Administration Proposes Amtrak, Other Rail Grant Cuts

Administration Proposes Amtrak, Other Rail Grant Cuts

May 25, 2017  | Jeff Davis

May 25, 2017

The FY 2018 budget request from the Trump Administration calls for steep cuts in federal grants to Amtrak, with the intent to eliminate federal support for Amtrak’s long-distance routes. The budget would also reduce support for new intercity rail grant programs created by the FAST Act of 2015 below levels appropriated earlier this month in the 2017 omnibus appropriations law.

As promised in March, the budget proposes to eliminate Amtrak subsidies for Amtrak’s long-distance routes. This was calculated as a $630 million reduction from the Amtrak National Network appropriation under the FY 2017 CR, which translates into a $735 million reduction versus the actual 2017 appropriation.

FRA did the best job of any DOT mode at putting nice colorful info graphics into their budget justifications, so we thought we should include some here. Amtrak routes are divided into three classes: the Northeast Corridor (for which Amtrak also owns the track and related infrastructure), routes that are supported by financial aid from state governments (which are under 750 miles), and the long-distance routes.

The budget justifications state that “Terminating Federal funding for Long Distance services will allow Amtrak to focus its resources – and those appropriated by Congress – on better managing its successful corridor services that provide transportation options within more densely populated regions.”

The Amtrak budget is problematic because Amtrak and FRA and the Federal Railroad Administration submit separate budget requests, and Amtrak’s own budget request (which is much more detailed) is not out yet. Last year, in its 2017 budget request, Amtrak estimated that the long-distance routes would post an operating loss of $555 million. (Of course, last year Amtrak also said the Northeast Corridor would have capital needs of $1.1 billion, far above the sum of its $210 million operating profit and the $235 million in federal support under the 2018 budget.) When Amtrak’s own budget request is posted, we will link to it here.

With the elimination of the long-distance routes, the “National Network” will no longer be a real network in that it will no longer be possible from east to west or vice-versa, and many cities that now have rail service will lose it altogether. FRA included a map of the Amtrak service network under the budget request minus the long-distance routes.

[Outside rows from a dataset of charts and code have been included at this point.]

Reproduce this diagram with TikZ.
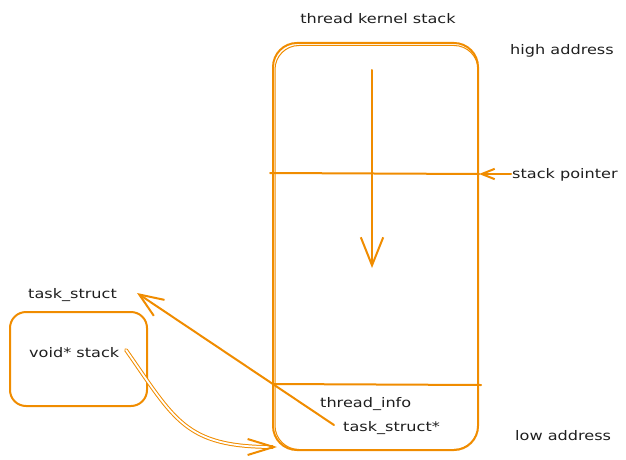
\documentclass[tikz,border=0pt]{standalone}
\usepackage{fontspec}
\setmainfont{DejaVu Sans}[FakeStretch=1.22]
\usetikzlibrary{arrows.meta,calc}
\definecolor{exo}{HTML}{F08C00}
\definecolor{ink}{HTML}{1E1E1E}
\begin{document}
\begin{tikzpicture}[x=1pt,y=-1pt,
  lbl/.style={font=\fontsize{13.2}{15}\selectfont, text=ink, inner sep=0pt},
  ln/.style={draw=exo, line width=2pt, line cap=round},
  box/.style={draw=exo, line width=2pt, rounded corners=24pt, inner sep=0pt},
  arr/.style={ln, -{Straight Barb[length=#1,width=#1*0.8,line width=2pt]}},
  arr/.default=20pt]
\useasboundingbox (0,0) rectangle (626,460);
% big stack box
\node[box, minimum width=205pt, minimum height=407pt] (stk) at (375.5,246.5) {};
\node[box, minimum width=203pt, minimum height=404pt, line width=1pt] (stk2) at (376.5,247.5) {};
% small box
\node[box, rounded corners=16pt, minimum width=137pt, minimum height=94pt] (small) at (78.5,359) {};
% labels
\node[lbl] (title) at (378,19) {thread kernel stack};
\node[lbl, anchor=west] (high) at (510,51) {high address};
\node[lbl, anchor=west] (sp) at (512,175) {stack pointer};
\node[lbl, anchor=west] (low) at (515,436) {low address};
\node[lbl, anchor=west] (ti) at (320,404) {thread\_info};
\node[lbl, anchor=west] (tsp) at (343,428) {task\_struct*};
\node[lbl, anchor=west] (ts) at (28,295) {task\_struct};
\node[lbl, anchor=west] (vs) at (29,353) {void* stack};
% horizontal lines
\coordinate (spL) at (270,173);
\coordinate (spR) at (479,174);
\draw[ln] (spL) -- (spR);
\coordinate (tiL) at (273,384);
\coordinate (tiR) at (481,385);
\draw[ln] (tiL) -- (tiR);
% growth arrow
\coordinate (gTop) at (372,70);
\coordinate (gBot) at (372,268);
\draw[arr=28pt] (gTop) -- (gBot);
% stack pointer arrow
\draw[arr=13pt] (sp.west) ++(-1,-1) coordinate (spA) -- (spR);
% task_struct* -> task_struct
\coordinate (tsStart) at (334,425);
\coordinate (tsTip) at (137,293);
\draw[arr=24pt] (tsStart) -- (tsTip);
% void* stack -> stack box bottom
\coordinate (vsStart) at (126,350);
\coordinate (vsEnd) at (277,447);
\draw[ln, line width=1pt, double=white, double distance=1.8pt, -{Straight Barb[length=26pt,width=16pt,line width=2pt]}]
  (vsStart) .. controls (175,420) and (185,447) .. (vsEnd);
\end{tikzpicture}
\end{document}
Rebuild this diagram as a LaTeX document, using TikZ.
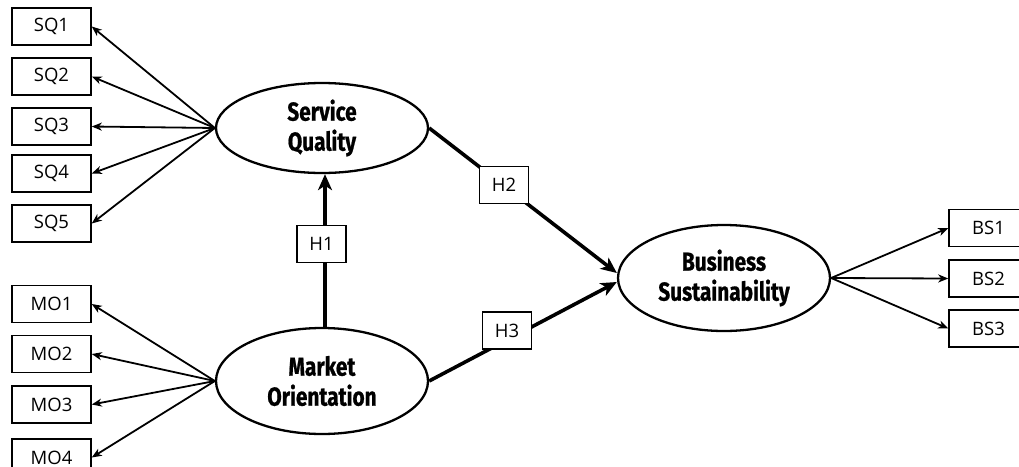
\documentclass[tikz,border=0pt]{standalone}
\usepackage{fontspec}
\usetikzlibrary{shapes.geometric,arrows.meta}
\newfontfamily\boxfont{Open Sans}
\newfontfamily\ellfont[FakeStretch=0.8,BoldFeatures={FakeBold=0.8}]{Fira Sans}
\begin{document}
\begin{tikzpicture}[x=1pt,y=-1pt,
  itembox/.style={draw,line width=1.5pt,minimum width=79pt,minimum height=37pt,inner sep=0pt,font=\boxfont\fontsize{18.5}{22}\selectfont},
  hbox/.style={draw,fill=white,line width=1.2pt,minimum width=49pt,minimum height=37pt,inner sep=0pt,font=\boxfont\fontsize{18.5}{22}\selectfont},
  latent/.style={draw,ellipse,line width=2.3pt,inner sep=0pt,align=center,minimum width=212pt,font=\ellfont\bfseries\fontsize{26}{30}\selectfont},
  thin/.style={line width=1.8pt,-{Stealth[length=10pt,width=8pt,inset=3pt]}},
  thick/.style={line width=3.6pt,-{Stealth[length=16pt,width=14pt,inset=4.5pt]}}
]
\useasboundingbox (0,0) rectangle (1019,466);
% latent variables
\node[latent,minimum height=90pt] (sq) at (322,128) {Service\\Quality};
\node[latent,minimum height=106pt] (mo) at (322,381) {Market\\Orientation};
\node[latent,minimum height=106pt] (bs) at (724,278) {Business\\Sustainability};
% indicators
\node[itembox] (sq1) at (51.5,26.5) {SQ1};
\node[itembox] (sq2) at (51.5,76.5) {SQ2};
\node[itembox] (sq3) at (51.5,126.5) {SQ3};
\node[itembox] (sq4) at (51.5,173.5) {SQ4};
\node[itembox] (sq5) at (51.5,223.5) {SQ5};
\node[itembox] (mo1) at (51.5,304) {MO1};
\node[itembox] (mo2) at (51.5,354) {MO2};
\node[itembox] (mo3) at (51.5,404.5) {MO3};
\node[itembox] (mo4) at (51.5,457.5) {MO4};
\node[itembox] (bs1) at (988.5,228) {BS1};
\node[itembox] (bs2) at (988.5,278.5) {BS2};
\node[itembox] (bs3) at (988.5,328.5) {BS3};
% loadings
\foreach \i in {1,...,5} \draw[thin] (sq.west) -- (sq\i.east);
\foreach \i in {1,...,4} \draw[thin] (mo.west) -- (mo\i.east);
\foreach \i in {1,...,3} \draw[thin] (bs.east) -- (bs\i.west);
% structural paths
\coordinate (bsin2) at ([yshift=5pt]bs.west);
\coordinate (bsin3) at ([yshift=-4pt]bs.west);
\coordinate (moout) at ([xshift=3pt]mo.north);
\coordinate (sqin) at ([xshift=3pt]sq.south);
\draw[thick] (moout) -- (sqin);
\draw[thick] (sq.east) -- (bsin2);
\draw[thick] (mo.east) -- (bsin3);
\node[hbox] (h1) at (321.5,244) {H1};
\node[hbox] (h2) at (504,185) {H2};
\node[hbox] (h3) at (507,330.5) {H3};
\end{tikzpicture}
\end{document}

If Amtrak’s own budget addresses the prospect of shutting down routes (there is no guarantee that it will, as Amtrak’s own budget request is often from a completely different universe than the one occupied by whatever Administration is in charge), the key question will be the costs of labor protection agreements in the event of a shutdown, which do not appear to be addressed in the FRA budget justifications.

A 1997 GAO report found that Amtrak’s basic labor agreement provided “1 year of salary protection for each year of prior service, up to a maximum of 6 years’ pay, for employees affected by a discontinuance of passenger rail service” and that in the event of a full-on Amtrak bankruptcy, those labor protection costs could reach $6.9 billion. This outraged Congress to the point that it ordered contracts to be renegotiated, and an arbitrator then lowered the maximum payout from 6 years pay to 4, but the labor protection costs could still be significant in the event of route shutdowns.

The budget also proposes to strike the set-aside of $50 million per year from total Amtrak grants for Americans with Disabilities Act compliance because “approximately 90 percent of the ADA set-aside in FY 2017 was for projects on the National Network. Due to the reduction in National Network funding from the Administration’s proposal to eliminate Long Distance services, the President’s Budget recommends providing more flexibility to determine the appropriate amount for ADA upgrades. This requirement can be handled through FRA’s grant agreement with Amtrak.”

The appropriation for Amtrak’s Northeast Corridor is $235 million under the budget, a freeze at the placeholder rate in the FY 2017 CR, but again, we won’t know what that number means until we see Amtrak’s own 2018 budget estimates.

FRA accounts for rail safety and for railroad R&D were frozen at the 2016 enacted rates of $199.0 million and $39.1 million, respectively.

The FAST Act of 2015 authorized three new grant programs to be run by FRA. In 2017, these programs were authorized at a total level of $350 million but the Appropriations Committees only provided $98 million. In 2017, the aggregate authorization level is $425 million but the budget only requests $50.9 million.

The FRA budget estimates note that the federal-state good repair partnership grant program is primarily intended to address the Northeast Corridor capital backlog, which is estimated by the NEC Commission to be $38 billion, and states “The President’s FY 2018 Budget request will provide an infusion of new funding to help meet these state of good repair needs on the NEC and elsewhere on the passenger rail network.” The $25.945 million request for the program in 2017 is equal to 0.068 percent of the NEC capital backlog.